Now, you could assume based on how well you know me, that
I’m just not a fan of the absurd or chaotic and this kind of action comedy
simply doesn’t play to me… and you couldn’t be more wrong. Before we went to
the theater, several of us were sitting in a local restaurant, drinking and
cackling hysterically about old Venture Bros. episodes. That show, along with AquaTeen Hunger Force and Archer, are some of the greatest cartoons ever made and
they’re all in the same vein as Guardians. The one essential difference may be
somewhat subtle: Venture Bros. is designed to be a parody of well-worn
sci-fi/adventure tropes, specifically Jonny Quest. Archer is similarly a spoof
of Bond/Bourne stories and ATHF is just a trip into the strange, but still
loaded down with cultural cues from the geek world (like the Mooninites.)
Granted, sometimes you play to the capabilities of your actors. Comparing Guardians to Avengers once again, it’s obvious that there’s far more ability in a cast of Robert Downey, Jr., Tom Hiddleston, Mark Ruffalo, Chris Evans, Chris Helmsworth, Scarlett Johansson, and Jeremy Renner, among others. Chris Pratt, Zoe Saldana, Lee Pace, and the voice of Bradley Cooper just can’t quite keep up when it comes to watching people do interesting things on a screen. That stuff matters to me when I’m watching a film and one can argue that the personal talent and gravitas of someone like Downey keeps the one page plot of Avengers moving along, whereas Pratt doesn’t quite have the cachet to do the same thing for Guardians.
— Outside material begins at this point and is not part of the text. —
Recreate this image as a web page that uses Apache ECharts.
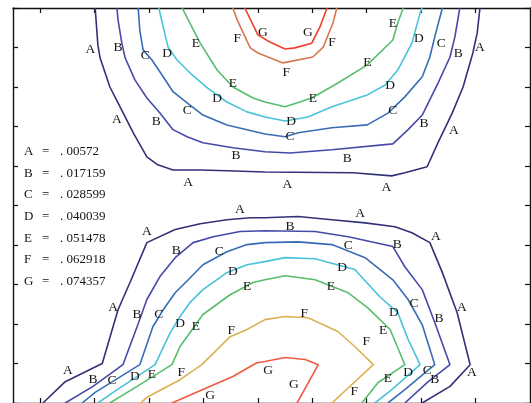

Strong actors can work with weaker material and make it into something worthwhile. Not-so-strong actors often can't.
But, again, here I am attempting to make my case in
technical terms when everyone else seems to “get it”, without question. I’m pretty
far removed from the superhero days, as I haven’t regularly read anything of
that sort other than Astro City (which is only barely a “superhero” comic)
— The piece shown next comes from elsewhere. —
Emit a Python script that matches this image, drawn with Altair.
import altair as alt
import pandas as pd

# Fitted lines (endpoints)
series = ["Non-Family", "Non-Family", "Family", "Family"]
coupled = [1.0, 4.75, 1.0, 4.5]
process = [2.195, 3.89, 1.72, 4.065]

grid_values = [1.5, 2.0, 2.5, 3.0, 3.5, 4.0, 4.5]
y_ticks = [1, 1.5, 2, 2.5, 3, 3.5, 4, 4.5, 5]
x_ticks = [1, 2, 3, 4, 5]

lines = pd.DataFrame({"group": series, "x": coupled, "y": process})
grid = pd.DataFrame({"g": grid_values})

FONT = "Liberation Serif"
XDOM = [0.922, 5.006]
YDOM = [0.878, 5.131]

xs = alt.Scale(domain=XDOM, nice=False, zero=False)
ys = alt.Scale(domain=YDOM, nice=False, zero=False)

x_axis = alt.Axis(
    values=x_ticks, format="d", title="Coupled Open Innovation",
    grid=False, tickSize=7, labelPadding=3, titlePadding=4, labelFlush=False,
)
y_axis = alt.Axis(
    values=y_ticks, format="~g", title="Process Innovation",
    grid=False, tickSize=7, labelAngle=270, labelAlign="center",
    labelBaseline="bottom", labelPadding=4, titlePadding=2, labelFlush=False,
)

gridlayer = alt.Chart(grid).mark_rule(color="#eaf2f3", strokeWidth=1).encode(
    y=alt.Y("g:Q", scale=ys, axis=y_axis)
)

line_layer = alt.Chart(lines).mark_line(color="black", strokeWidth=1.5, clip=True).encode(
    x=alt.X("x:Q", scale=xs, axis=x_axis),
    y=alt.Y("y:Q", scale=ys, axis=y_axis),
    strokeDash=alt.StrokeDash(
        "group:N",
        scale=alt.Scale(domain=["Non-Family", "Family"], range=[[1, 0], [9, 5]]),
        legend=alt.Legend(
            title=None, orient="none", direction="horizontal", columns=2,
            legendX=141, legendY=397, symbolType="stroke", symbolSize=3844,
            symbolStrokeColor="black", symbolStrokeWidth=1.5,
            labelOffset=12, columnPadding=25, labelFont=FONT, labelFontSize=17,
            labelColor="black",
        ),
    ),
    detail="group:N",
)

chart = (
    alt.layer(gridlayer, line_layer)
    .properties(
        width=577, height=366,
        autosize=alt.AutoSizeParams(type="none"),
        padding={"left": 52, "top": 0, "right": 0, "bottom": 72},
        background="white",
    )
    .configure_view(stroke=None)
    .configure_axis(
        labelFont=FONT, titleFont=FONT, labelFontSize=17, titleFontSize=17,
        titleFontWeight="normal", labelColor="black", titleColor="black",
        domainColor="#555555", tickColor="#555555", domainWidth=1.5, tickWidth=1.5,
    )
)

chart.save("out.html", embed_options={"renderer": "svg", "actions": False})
since the early 90s. Part of why I gave up on most of it was because they
weren’t showing me anything new. When I could read a story in 1993 that
instantly recalled something I’d read in 1978 because it was essentially the
same plot, I start getting bored or I feel like I’ve passed the point where
that stuff will ever be interesting and they’re just pandering to the new,
younger audience which clearly doesn’t include me. By the same token, I’m still
willing to watch most of what Marvel produces on the screen because it’s kind
of dredging up that excitement and hope for exactly what I’m seeing from 20 and
30 years ago. I always wanted to see Iron Man on film and the first one was a
great film; not just a great superhero film, but a great film, period. The ones
that followed were not so much, but I’m still willing to see most of those
classic characters in the theater because of what I’d read as a kid and an
adult. I didn’t read about Rocket Raccoon 20 years ago (even though he first appeared in the 70s.) Is that the
disconnect? I have a hard time believing that just being more familiar with the
characters would have convinced me that the plot wasn’t complete boilerplate
and Zoe Saldana could act her way out of a paper bag (even though I enjoyed her performance as Uhura in the first Star Trek reboot; again, it's possible that it was just the shallowness of the characters that was the main impediment.)
I guess there is something to be said for simply kicking back and "enjoying the ride" and I'm fine with doing that if the story intrigues me at all, but this one simply didn't. So, what am I missing? What is it that the vast majority of both public and critics seem to see in this movie that I simply don't get? This is far from the first time this has happened (see: Forrest Gump and Titanic), but it's the first I can recall where I was as baffled (I know precisely why I think those latter two sucked, but that's another post.)